The process of manufacture commences when the leaves are picked or ‘plucked’. Plucking calls for discrimination and dexterity and is carried out mainly by women. Only the uppermost foliage on every stem is picked – the famous ‘two leaves and a bud’ – and the stem itself must be left undamaged. Fiddly work, but a skilled tea-plucker can collect up to 20kg. (44lb.) of leaf daily
On arrival at the factory, the raw leaf is weighed. The total weight recorded for the day’s batch provides a benchmark for quality assessment at the end of the process of manufacture. After weighing, the tea is laid out for withering.
Raw leaf is ‘fluffed’ and spread out to dry on racks or troughs in a well lit and ventilated space. It will lie here for 18-24 hours, slowly losing moisture and undergoing physical and chemical changes essential to manufacture. Over-withering can be fatal, so the process is carefully monitored. It is complete when about two-thirds of the moisture present in the raw leaf has evaporated.
The withered leaf is now ready for rolling. This is a mechanized process in which the leaf cells are ruptured to release enzymes and bring them into contact with air so that aeration can commence. The bits of broken and rolled leaf are called dhools. The dhools are then broken up and sifted before aeration.
During this critical stage of manufacture, important chemical reactions take place through the action of air on the leaf tissue. The rolled, broken leaf is spread out on tables and exposed for a period that varies between 20 minutes and five hours, depending on a variety of factors, including what kind of final product is desired. The withered tea leaf is a rusty, coppery orange colour.

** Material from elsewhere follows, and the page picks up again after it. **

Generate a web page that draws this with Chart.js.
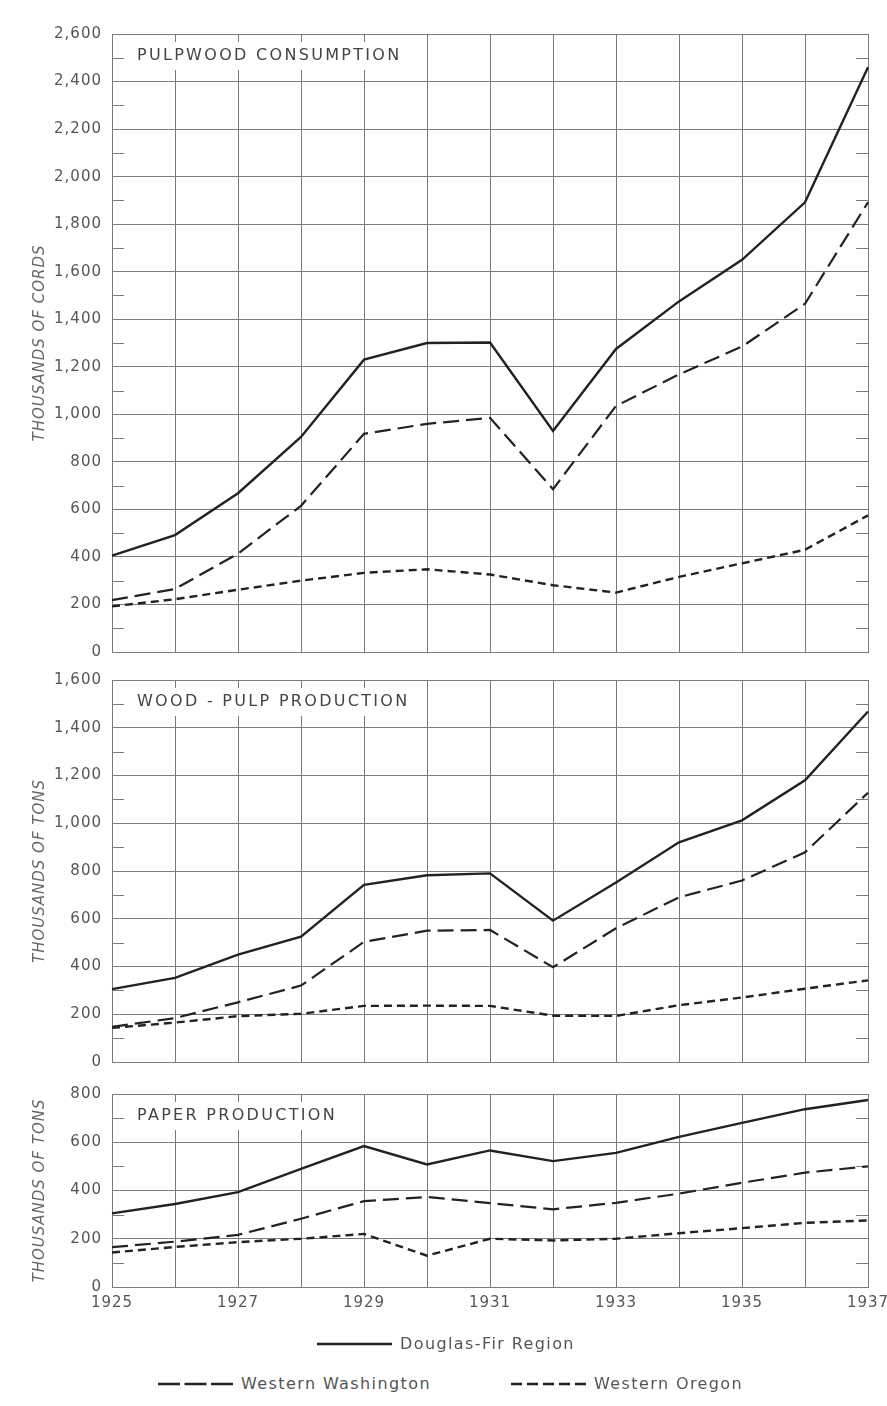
<!DOCTYPE html>
<html>
<head>
<meta charset="utf-8">
<script src="https://cdn.jsdelivr.net/npm/chart.js@4"></script>
<style>
  body { margin: 0; background: #fff; }
  #page { position: relative; width: 887px; height: 1406px; overflow: hidden; }
  canvas { position: absolute; left: 0; }
  .key { position: absolute; height: 20px; line-height: 20px; display: flex; align-items: center;
         font-family: "DejaVu Sans", sans-serif; font-size: 16px; color: #555; letter-spacing: 1.4px; white-space: nowrap; }
  .key svg { margin-right: 8px; }
</style>
</head>
<body>
<div id="page">
  <canvas id="pulpwood" width="887" height="670" style="top:0"></canvas>
  <canvas id="woodpulp" width="887" height="410" style="top:665px"></canvas>
  <canvas id="paper" width="887" height="260" style="top:1075px"></canvas>
  <div id="legend"></div>
</div>
<script>
// years on the shared x axis, and the ones that get a label
const years = [1925, 1926, 1927, 1928, 1929, 1930, 1931, 1932, 1933, 1934, 1935, 1936, 1937];
const yearLabels = ["1925", "1927", "1929", "1931", "1933", "1935", "1937"];

const seriesNames = ["Douglas-Fir Region", "Western Washington", "Western Oregon"];

// Pulpwood consumption (thousands of cords)
const pulpDouglasFir = [405, 492, 668, 905, 1230, 1300, 1302, 930, 1275, 1475, 1650, 1892, 2460];
const pulpWashington = [218, 265, 414, 615, 918, 960, 985, 685, 1035, 1168, 1285, 1465, 1892];
const pulpOregon     = [192, 222, 262, 300, 333, 348, 326, 281, 250, 316, 373, 430, 575];

// Wood-pulp production (thousands of tons)
const woodDouglasFir = [305, 352, 450, 525, 742, 782, 790, 592, 752, 920, 1012, 1180, 1468];
const woodWashington = [147, 184, 250, 320, 503, 550, 553, 397, 560, 690, 760, 878, 1128];
const woodOregon     = [143, 165, 192, 202, 235, 236, 235, 194, 193, 238, 270, 307, 342];

// Paper production (thousands of tons)
const paperDouglasFir = [305, 344, 393, 490, 584, 508, 566, 522, 556, 622, 680, 737, 775];
const paperWashington = [165, 188, 216, 283, 356, 373, 348, 322, 349, 387, 432, 474, 500];
const paperOregon     = [143, 166, 186, 200, 220, 130, 200, 193, 200, 223, 244, 266, 276];

const panelTitles = ["PULPWOOD CONSUMPTION", "WOOD - PULP PRODUCTION", "PAPER PRODUCTION"];
const axisTitles = ["THOUSANDS OF CORDS", "THOUSANDS OF TONS", "THOUSANDS OF TONS"];
const axisMax = [2600, 1600, 800];

const ink = "#222";
const gridColor = "#7a7a7a";
const textColor = "#555";
const lineStyles = [
    { width: 2.4, dash: [] },
    { width: 2.2, dash: [16, 7] },
    { width: 2.4, dash: [8, 5] }
];

// minor ticks on both edges, and the panel heading in a white box
const panelDecor = {
    id: "panelDecor",
    beforeDraw(chart) {
        chart.ctx.letterSpacing = "1px";
    },
    beforeDatasetsDraw(chart, args, opts) {
        const { ctx, chartArea: a, scales: { y } } = chart;
        ctx.save();
        ctx.strokeStyle = gridColor;
        ctx.lineWidth = 1;
        y.ticks.forEach(t => {
            if (t.value % 200 === 0) return;
            const py = Math.round(y.getPixelForValue(t.value)) + 0.5;
            ctx.beginPath();
            ctx.moveTo(a.left, py); ctx.lineTo(a.left + 12, py);
            ctx.moveTo(a.right - 12, py); ctx.lineTo(a.right, py);
            ctx.stroke();
        });
        ctx.font = '16px "DejaVu Sans"';
        ctx.letterSpacing = "2.3px";
        const w = ctx.measureText(opts.text).width;
        const x = a.left + 25, cy = a.top + 22;
        ctx.fillStyle = "#fff";
        ctx.fillRect(x - 9, cy - 14, w + 16, 28);
        ctx.fillStyle = "#444";
        ctx.textBaseline = "middle";
        ctx.fillText(opts.text, x, cy);
        ctx.restore();
    }
};

function makePanel(id, idx, series, padding, showYears) {
    const ctx = document.getElementById(id).getContext("2d");
    new Chart(ctx, {
        type: "line",
        data: {
            labels: years,
            datasets: series.map((values, i) => ({
                label: seriesNames[i],
                data: values,
                borderColor: ink,
                borderWidth: lineStyles[i].width,
                borderDash: lineStyles[i].dash,
                pointRadius: 0,
                tension: 0,
                fill: false
            }))
        },
        options: {
            responsive: false,
            animation: false,
            layout: { padding: padding },
            plugins: {
                legend: { display: false },
                tooltip: { enabled: false },
                panelDecor: { text: panelTitles[idx] }
            },
            scales: {
                x: {
                    type: "category",
                    offset: false,
                    grid: { color: gridColor, offset: false, drawTicks: false },
                    border: { color: gridColor },
                    ticks: {
                        display: showYears,
                        autoSkip: false,
                        maxRotation: 0,
                        padding: 7,
                        color: textColor,
                        font: { family: "DejaVu Sans", size: 15 },
                        callback: (v, i) => yearLabels.includes(String(years[i])) ? String(years[i]) : ""
                    },
                    afterFit: s => {
                        s.height = showYears ? 30 : 0;
                        s.paddingLeft = 0;
                        s.paddingRight = 0;
                    }
                },
                y: {
                    min: 0,
                    max: axisMax[idx],
                    grid: {
                        drawTicks: false,
                        color: c => (c.tick && c.tick.value % 200 === 0) ? gridColor : "rgba(0,0,0,0)"
                    },
                    border: { color: gridColor },
                    ticks: {
                        stepSize: 100,
                        autoSkip: false,
                        padding: 10,
                        color: textColor,
                        font: { family: "DejaVu Sans", size: 15 },
                        callback: v => v % 200 === 0 ? v.toLocaleString("en-US") : ""
                    },
                    title: {
                        display: true,
                        text: axisTitles[idx],
                        color: "#666",
                        padding: { top: 31, bottom: 0 },
                        font: { family: "DejaVu Sans", size: 15, style: "italic" }
                    },
                    afterFit: s => {
                        s.width = 112;
                        s.paddingTop = 0;
                        s.paddingBottom = 0;
                    }
                }
            }
        },
        plugins: [panelDecor]
    });
}

makePanel("pulpwood", 0, [pulpDouglasFir, pulpWashington, pulpOregon], { top: 34, right: 19, bottom: 18, left: 0 }, false);
makePanel("woodpulp", 1, [woodDouglasFir, woodWashington, woodOregon], { top: 15, right: 19, bottom: 13, left: 0 }, false);
makePanel("paper", 2, [paperDouglasFir, paperWashington, paperOregon], { top: 19, right: 19, bottom: 18, left: 0 }, true);

// legend underneath, laid out like the original key
const legendSpots = [
    { left: 317, top: 1334, len: 75, dash: "" },
    { left: 158, top: 1374, len: 75, dash: "22 4.5" },
    { left: 511, top: 1374, len: 75, dash: "11 5" }
];
const legend = document.getElementById("legend");
seriesNames.forEach((name, i) => {
    const spot = legendSpots[i];
    const item = document.createElement("div");
    item.className = "key";
    item.style.left = spot.left + "px";
    item.style.top = spot.top + "px";
    item.innerHTML =
        '<svg width="' + spot.len + '" height="6"><line x1="0" y1="3" x2="' + spot.len +
        '" y2="3" stroke="' + ink + '" stroke-width="2.5" stroke-dasharray="' + spot.dash + '"/></svg>' +
        "<span>" + name + "</span>";
    legend.appendChild(item);
});
</script>
</body>
</html>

Again, timing is critical: under-aerated tea tastes raw and green, over-aerated tea is soft and tasteless. Aeration is also sometimes known as ‘fermentation’ or ‘oxidation’.
When the right amount of aeration has occurred, the leaf is dried in a dessicator or ‘firing chamber’ at 99-104˚C (210-220˚F) to prevent further chemical changes. This shrinks and darkens the leaf, resulting in the product known as black tea. This completes the actual manufacture.
The size of the leaf particles in your teapot bears no relation to quality per se, but it does affect the colour and strength of the brew. Manufactured tea is graded by leaf size using a mechanical sifter. ‘Leaf’ grades contain the largest pieces, ‘broken’ grades are successively smaller, while the smallest grades of all are known as ‘dust’. Larger grades tend to command higher auction prices.
To ensure consistency of appearance, flavour and quality, each grade of a particular consignment is thoroughly stirred up and mixed together. After this, the tea is bulk-packed – either in the traditional wooden chests (in former times these were lined with lead) or in more modern aluminium-lined paper sacks.
Tea Bags and CTC
Sri Lankan manufacturers responded to the growing worldwide popularity of tea bags by commencing manufacture in [year]. Tea that is destined for bagging is not rolled in the traditional way but processed by a CTC (‘cut, tear and curl’) machine, which breaks the withered leaf into very small pieces. This fragmented leaf is ideal for tea bags; it infuses rapidly, producing a dark, strong brew.